The Japanese love telling people how one of the nicest things about Japan is that "it has four distinct seasons." I used to laugh and tell them, "You're not the only one. Europe has distinct seasons. So do many parts of the American Continent…" But I'm beginning to understand what they mean.
In Coastal California, the seasons are long and fuzzy. The rainy winter season might not be rainy at all. It can feel like summer for weeks. Summers can be chilly. Or freakishly hot. Many years it is both. I was amazed at how we had irises blooming for months! I think the last one bloomed in mid- or late-summer. The hydrangeas are still rioting. Wisteria are around forever.

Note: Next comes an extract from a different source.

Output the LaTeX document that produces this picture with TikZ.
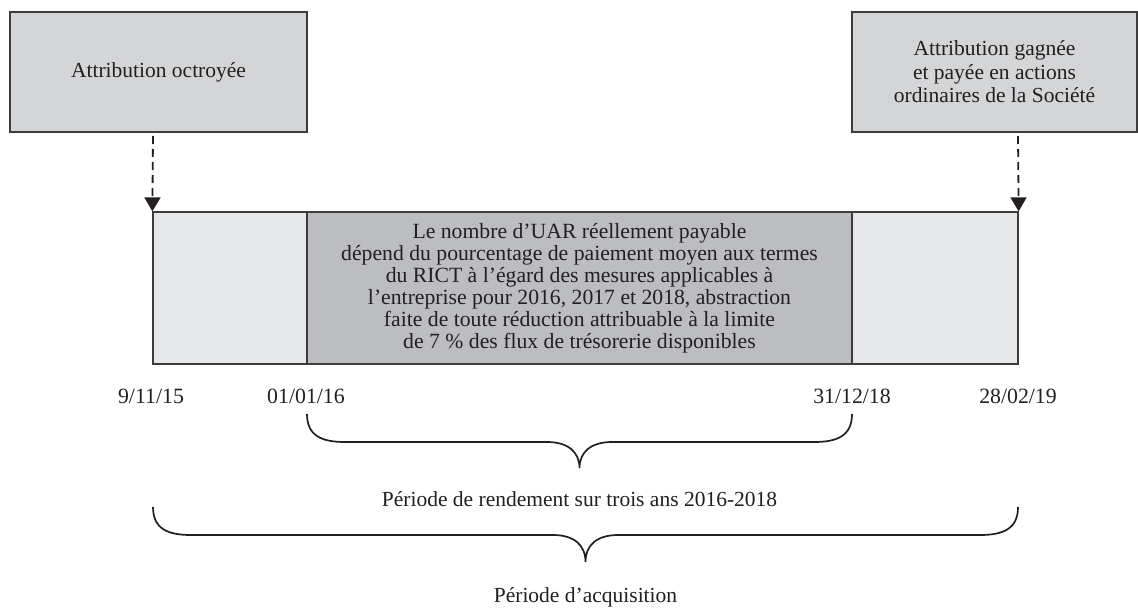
\documentclass[tikz,border=0pt]{standalone}
\usepackage{fontspec}
\setmainfont{Liberation Serif}
\usetikzlibrary{arrows.meta}
\definecolor{boxgray}{RGB}{212,213,215}
\definecolor{lightseg}{RGB}{230,231,232}
\definecolor{midseg}{RGB}{188,189,192}
\definecolor{edge}{RGB}{60,60,60}
\definecolor{ink}{RGB}{35,31,32}
\tikzset{
  topbox/.style={draw=edge, line width=1.3pt, fill=boxgray, rectangle, inner sep=0pt, align=center, text=ink, font=\fontsize{21.5}{23.5}\selectfont},
  seg/.style={draw=edge, line width=1.3pt, rectangle, inner sep=0pt, minimum height=152pt, align=center, text=ink, font=\fontsize{21.7}{22}\selectfont},
  datelbl/.style={font=\fontsize{21.8}{22}\selectfont, inner sep=0pt, text=ink},
  plainlbl/.style={font=\fontsize{21.5}{22}\selectfont, inner sep=0pt, text=ink},
  dasharrow/.style={dash pattern=on 8pt off 5pt, line width=1.8pt, draw=ink, -{Triangle[width=16pt,length=14pt]}},
  bracestyle/.style={line width=1.7pt, draw=ink}
}
\begin{document}
\begin{tikzpicture}[x=1pt,y=-1pt]
\useasboundingbox (0,0) rectangle (1138,610);
% top boxes
\node[topbox, minimum width=297pt, minimum height=120pt] (grant) at (158.5,72) {Attribution octroyée};
\node[topbox, minimum width=285pt, minimum height=120pt] (paid) at (994.5,72) {Attribution gagnée\\et payée en actions\\ordinaires de la Société};
% bar segments
\node[seg, fill=lightseg, minimum width=154pt] (segA) at (230,288) {};
\node[seg, fill=midseg, minimum width=545pt] (segB) at (579.5,288) {Le nombre d’UAR réellement payable\\dépend du pourcentage de paiement moyen aux termes\\du RICT à l’égard des mesures applicables à\\l’entreprise pour 2016, 2017 et 2018, abstraction\\faite de toute réduction attribuable à la limite\\de 7 \% des flux de trésorerie disponibles};
\node[seg, fill=lightseg, minimum width=166pt] (segC) at (935,288) {};
% arrows
\coordinate (grantpt) at (153,136);
\coordinate (paidpt) at (1018,136);
\draw[dasharrow] (grantpt) -- (segA.north west);
\draw[dasharrow] (paidpt) -- (segC.north east);
% dates
\node[datelbl] (d1) at (151,396) {9/11/15};
\node[datelbl] (d2) at (306,396) {01/01/16};
\node[datelbl] (d3) at (852,396) {31/12/18};
\node[datelbl] (d4) at (1018,396) {28/02/19};
% inner brace
\coordinate (ib1) at (307,414);
\coordinate (ib2) at (852,414);
\coordinate (ibt) at (579.5,468);
\draw[bracestyle] (ib1) .. controls (307,436) and (322,442) .. (345,442) -- (547,442)
  .. controls (568,442) and (579.5,452) .. (ibt)
  .. controls (579.5,452) and (591,442) .. (612,442) -- (814,442)
  .. controls (837,442) and (852,436) .. (ib2);
\node[plainlbl] (perf) at (579.5,499) {Période de rendement sur trois ans 2016-2018};
% outer brace
\coordinate (ob1) at (153,507);
\coordinate (ob2) at (1018,507);
\coordinate (obt) at (585.5,562);
\draw[bracestyle] (ob1) .. controls (153,529) and (168,535) .. (191,535) -- (553,535)
  .. controls (574,535) and (585.5,545) .. (obt)
  .. controls (585.5,545) and (597,535) .. (618,535) -- (980,535)
  .. controls (1003,535) and (1018,529) .. (ob2);
\node[plainlbl] (acq) at (585.5,597) {Période d’acquisition};
\end{tikzpicture}
\end{document}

Not so in Japan. Cherry blossoms come in late March or early April and bloom quite suddenly. Then, a week later, they abruptly scatter, carpeting streets, parks, neighborhoods in tissue pink. Azaleas have a slightly longer season, but you won't see any in the early spring or summer. We associate hydrangeas with the rainy season. When the rain is over (abruptly, one day) the hot humid summer jumps in and any hydrangeas still around will brown and wilt in a matter of days, if not hours.
Cut in, cut out. There are no long dissolves here.
It's nurtured a certain kind of sensibility in Japanese people. We love the melancholy associated with fleeting beauty. We dislike that which tenaciously hangs on. It's the kind of sensibility that created its own form of Buddhism, Zen. And kamikaze pilots. Life is beautiful because it's so temporary, so short.
The air now is filled with the sweet smell of kinmokusei. It's like jasmine and candy and a young girl's first perfume. A little piece of heaven for the hard working masses.